The trio filmed their statement on the first day of March, between the end of the regular season and the West Coast Conference tournament; Massalski, fresh off leading the WCC with 13 double doubles and earning first-team all-conference honors, asked a team videographer to film it and edited the raw footage himself. An alternate, five-minute version contained a clip of a missile hitting the Ivano-Frankivsk airport, along with video messages from Markovetskyy’s mother and sister. But the players agreed briefer was better.
“We understood that there’s only one shot at this thing,” Massalski says. “You want to get the message across, make it strong.” So Massalski called for a cease-fire. Ryuny begged for innocent people to stop dying. Markovetskyy expressed hope that he could hug his dad again.

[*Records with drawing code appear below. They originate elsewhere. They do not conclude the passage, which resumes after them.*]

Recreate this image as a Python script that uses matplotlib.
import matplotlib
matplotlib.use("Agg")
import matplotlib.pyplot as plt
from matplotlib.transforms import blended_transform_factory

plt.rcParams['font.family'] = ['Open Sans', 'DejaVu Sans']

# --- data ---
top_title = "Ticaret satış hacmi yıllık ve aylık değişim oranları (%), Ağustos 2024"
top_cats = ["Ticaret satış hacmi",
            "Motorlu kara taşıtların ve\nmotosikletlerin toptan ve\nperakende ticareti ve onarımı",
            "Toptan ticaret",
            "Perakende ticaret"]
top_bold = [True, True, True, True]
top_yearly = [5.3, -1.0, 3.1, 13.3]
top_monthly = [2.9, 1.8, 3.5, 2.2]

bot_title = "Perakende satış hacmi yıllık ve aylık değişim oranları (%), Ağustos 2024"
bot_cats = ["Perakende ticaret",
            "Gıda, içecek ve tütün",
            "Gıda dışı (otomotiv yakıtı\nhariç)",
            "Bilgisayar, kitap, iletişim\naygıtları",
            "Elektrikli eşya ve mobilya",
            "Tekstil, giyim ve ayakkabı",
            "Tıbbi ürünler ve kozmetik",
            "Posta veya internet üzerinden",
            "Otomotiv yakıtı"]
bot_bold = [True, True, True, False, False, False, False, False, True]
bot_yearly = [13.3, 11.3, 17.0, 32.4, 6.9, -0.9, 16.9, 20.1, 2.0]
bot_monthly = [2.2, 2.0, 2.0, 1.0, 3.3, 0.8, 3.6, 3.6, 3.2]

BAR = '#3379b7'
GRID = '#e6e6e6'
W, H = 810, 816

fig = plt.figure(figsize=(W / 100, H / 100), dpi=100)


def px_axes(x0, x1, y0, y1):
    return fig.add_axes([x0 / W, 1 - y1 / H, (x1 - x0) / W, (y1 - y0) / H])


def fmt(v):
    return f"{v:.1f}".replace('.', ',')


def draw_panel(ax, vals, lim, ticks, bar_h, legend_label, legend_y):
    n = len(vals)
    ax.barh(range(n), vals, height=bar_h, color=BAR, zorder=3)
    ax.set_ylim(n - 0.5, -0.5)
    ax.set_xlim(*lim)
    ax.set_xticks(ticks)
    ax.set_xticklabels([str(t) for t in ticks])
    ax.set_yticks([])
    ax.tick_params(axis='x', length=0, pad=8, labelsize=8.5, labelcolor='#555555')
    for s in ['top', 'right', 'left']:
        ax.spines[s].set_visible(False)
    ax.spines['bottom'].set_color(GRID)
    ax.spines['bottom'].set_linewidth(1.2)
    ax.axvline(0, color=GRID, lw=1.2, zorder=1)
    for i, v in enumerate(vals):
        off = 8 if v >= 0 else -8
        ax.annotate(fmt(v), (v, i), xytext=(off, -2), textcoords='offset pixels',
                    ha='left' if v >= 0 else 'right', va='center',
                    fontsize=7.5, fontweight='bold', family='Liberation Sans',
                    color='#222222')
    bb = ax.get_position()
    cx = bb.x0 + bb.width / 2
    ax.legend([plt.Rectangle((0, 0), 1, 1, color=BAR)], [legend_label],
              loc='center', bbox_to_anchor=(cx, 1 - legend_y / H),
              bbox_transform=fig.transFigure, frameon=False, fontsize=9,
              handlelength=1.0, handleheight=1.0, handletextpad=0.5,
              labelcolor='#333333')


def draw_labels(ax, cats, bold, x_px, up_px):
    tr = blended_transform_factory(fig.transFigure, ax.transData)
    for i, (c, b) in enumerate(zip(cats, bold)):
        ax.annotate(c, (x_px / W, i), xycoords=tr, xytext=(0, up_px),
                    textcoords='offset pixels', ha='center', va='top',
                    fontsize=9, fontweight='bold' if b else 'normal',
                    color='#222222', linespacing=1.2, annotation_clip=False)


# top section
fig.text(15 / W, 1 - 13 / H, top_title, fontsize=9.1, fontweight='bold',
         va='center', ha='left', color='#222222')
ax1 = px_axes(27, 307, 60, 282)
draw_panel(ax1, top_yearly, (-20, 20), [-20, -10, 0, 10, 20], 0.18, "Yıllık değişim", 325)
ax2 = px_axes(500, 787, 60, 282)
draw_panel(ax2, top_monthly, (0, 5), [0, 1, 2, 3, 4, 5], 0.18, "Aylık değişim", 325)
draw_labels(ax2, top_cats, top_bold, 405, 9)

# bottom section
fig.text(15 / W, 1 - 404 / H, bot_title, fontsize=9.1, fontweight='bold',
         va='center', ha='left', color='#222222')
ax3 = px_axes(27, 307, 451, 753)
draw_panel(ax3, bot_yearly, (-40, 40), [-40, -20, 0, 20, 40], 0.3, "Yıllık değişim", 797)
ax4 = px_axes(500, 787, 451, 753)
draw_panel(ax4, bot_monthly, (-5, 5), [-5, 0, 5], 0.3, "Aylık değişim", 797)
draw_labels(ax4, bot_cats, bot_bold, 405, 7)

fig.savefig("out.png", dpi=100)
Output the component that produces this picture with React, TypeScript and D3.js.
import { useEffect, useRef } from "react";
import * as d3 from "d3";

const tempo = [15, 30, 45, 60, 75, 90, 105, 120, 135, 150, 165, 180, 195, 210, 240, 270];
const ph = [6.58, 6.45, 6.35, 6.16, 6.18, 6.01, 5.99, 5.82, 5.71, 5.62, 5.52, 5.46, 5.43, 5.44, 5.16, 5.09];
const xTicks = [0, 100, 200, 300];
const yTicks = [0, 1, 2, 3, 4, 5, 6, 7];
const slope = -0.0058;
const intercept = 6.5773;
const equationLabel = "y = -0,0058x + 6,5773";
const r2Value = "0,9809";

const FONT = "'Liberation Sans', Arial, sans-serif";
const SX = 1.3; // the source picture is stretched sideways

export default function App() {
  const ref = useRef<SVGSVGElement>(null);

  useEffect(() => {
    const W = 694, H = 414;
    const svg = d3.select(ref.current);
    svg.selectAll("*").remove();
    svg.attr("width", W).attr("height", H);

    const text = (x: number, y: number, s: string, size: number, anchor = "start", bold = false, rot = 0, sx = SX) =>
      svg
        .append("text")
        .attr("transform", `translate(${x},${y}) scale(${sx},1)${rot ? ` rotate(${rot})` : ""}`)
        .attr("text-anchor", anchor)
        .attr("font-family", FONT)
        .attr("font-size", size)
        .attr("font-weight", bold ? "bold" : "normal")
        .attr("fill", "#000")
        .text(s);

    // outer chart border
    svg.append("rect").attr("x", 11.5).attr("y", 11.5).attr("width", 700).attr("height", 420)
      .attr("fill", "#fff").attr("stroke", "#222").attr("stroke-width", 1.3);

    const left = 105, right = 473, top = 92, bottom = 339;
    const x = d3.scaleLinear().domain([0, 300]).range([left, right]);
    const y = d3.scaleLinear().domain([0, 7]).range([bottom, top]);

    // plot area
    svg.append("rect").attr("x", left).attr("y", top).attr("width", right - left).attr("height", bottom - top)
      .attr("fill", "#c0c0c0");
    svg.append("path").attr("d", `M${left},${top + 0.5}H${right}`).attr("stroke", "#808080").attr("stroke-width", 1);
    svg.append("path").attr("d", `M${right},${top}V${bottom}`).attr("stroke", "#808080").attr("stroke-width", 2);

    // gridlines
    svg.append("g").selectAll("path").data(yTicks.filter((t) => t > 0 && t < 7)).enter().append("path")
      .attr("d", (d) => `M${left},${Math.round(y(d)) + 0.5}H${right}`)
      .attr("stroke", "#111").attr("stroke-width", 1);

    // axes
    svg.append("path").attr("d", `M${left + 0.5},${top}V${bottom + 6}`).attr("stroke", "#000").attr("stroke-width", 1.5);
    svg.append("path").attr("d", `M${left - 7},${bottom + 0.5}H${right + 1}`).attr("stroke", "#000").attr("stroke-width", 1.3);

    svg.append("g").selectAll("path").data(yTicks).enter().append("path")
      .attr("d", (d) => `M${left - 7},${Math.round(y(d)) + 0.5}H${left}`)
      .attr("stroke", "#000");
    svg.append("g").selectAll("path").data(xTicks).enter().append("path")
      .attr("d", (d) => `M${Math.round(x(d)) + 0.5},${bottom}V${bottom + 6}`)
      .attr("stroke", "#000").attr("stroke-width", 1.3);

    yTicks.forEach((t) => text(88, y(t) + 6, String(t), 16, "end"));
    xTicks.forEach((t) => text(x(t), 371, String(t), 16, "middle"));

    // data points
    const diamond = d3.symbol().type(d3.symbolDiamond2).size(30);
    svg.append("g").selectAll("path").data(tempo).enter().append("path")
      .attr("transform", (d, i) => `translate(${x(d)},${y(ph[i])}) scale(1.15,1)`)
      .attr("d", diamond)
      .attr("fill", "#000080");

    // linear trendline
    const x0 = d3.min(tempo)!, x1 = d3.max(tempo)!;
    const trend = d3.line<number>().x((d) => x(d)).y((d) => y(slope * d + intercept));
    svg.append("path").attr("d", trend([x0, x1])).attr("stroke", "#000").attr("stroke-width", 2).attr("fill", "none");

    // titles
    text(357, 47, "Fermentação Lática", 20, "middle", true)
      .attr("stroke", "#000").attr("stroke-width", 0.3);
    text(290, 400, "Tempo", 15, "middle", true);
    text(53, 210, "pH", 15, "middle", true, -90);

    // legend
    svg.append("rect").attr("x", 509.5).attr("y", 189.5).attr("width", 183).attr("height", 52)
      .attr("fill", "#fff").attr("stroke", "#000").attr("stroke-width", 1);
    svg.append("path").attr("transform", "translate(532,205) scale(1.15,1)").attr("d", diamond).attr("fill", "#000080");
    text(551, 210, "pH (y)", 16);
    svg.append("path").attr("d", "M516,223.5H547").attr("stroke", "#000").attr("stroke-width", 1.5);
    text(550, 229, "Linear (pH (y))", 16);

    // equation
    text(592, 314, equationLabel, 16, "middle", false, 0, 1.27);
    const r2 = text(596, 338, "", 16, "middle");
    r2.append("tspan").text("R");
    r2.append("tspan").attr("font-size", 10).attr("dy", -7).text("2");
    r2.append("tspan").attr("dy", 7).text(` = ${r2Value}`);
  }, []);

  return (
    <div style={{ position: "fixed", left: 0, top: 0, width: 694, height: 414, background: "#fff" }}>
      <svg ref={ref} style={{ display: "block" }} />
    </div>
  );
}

They know that words alone will not stop what is shaping up to be the biggest armed conflict in Europe since World War II. But sharing them has nonetheless given them comfort that they have done all they can. “It’s helped me a lot,” Markovetskyy says. “This reality, only thing I can do [is to] just talk.” As a result he reports being less glued to his phone lately, placing daily checkup calls to his father, and to his mother and sister, but otherwise consuming little content. And it was an enormous emotional boost to recently learn that his mom and sister had been approved for their U.S. visas.
“I hope they come soon,” he says. “The first thing I’ll show them, for sure, is the Golden Gate Bridge. Then go to the park, then to a lot of awesome restaurants.”
Knowing the potential fates that would await Squirrel and Dima if they ever went back to their homes, Vova is holding out hope that he can eventually show them around his. Maybe they can head to a ski resort and feel the freedom of zipping down a snowy mountain together. Or maybe they will just go and chill.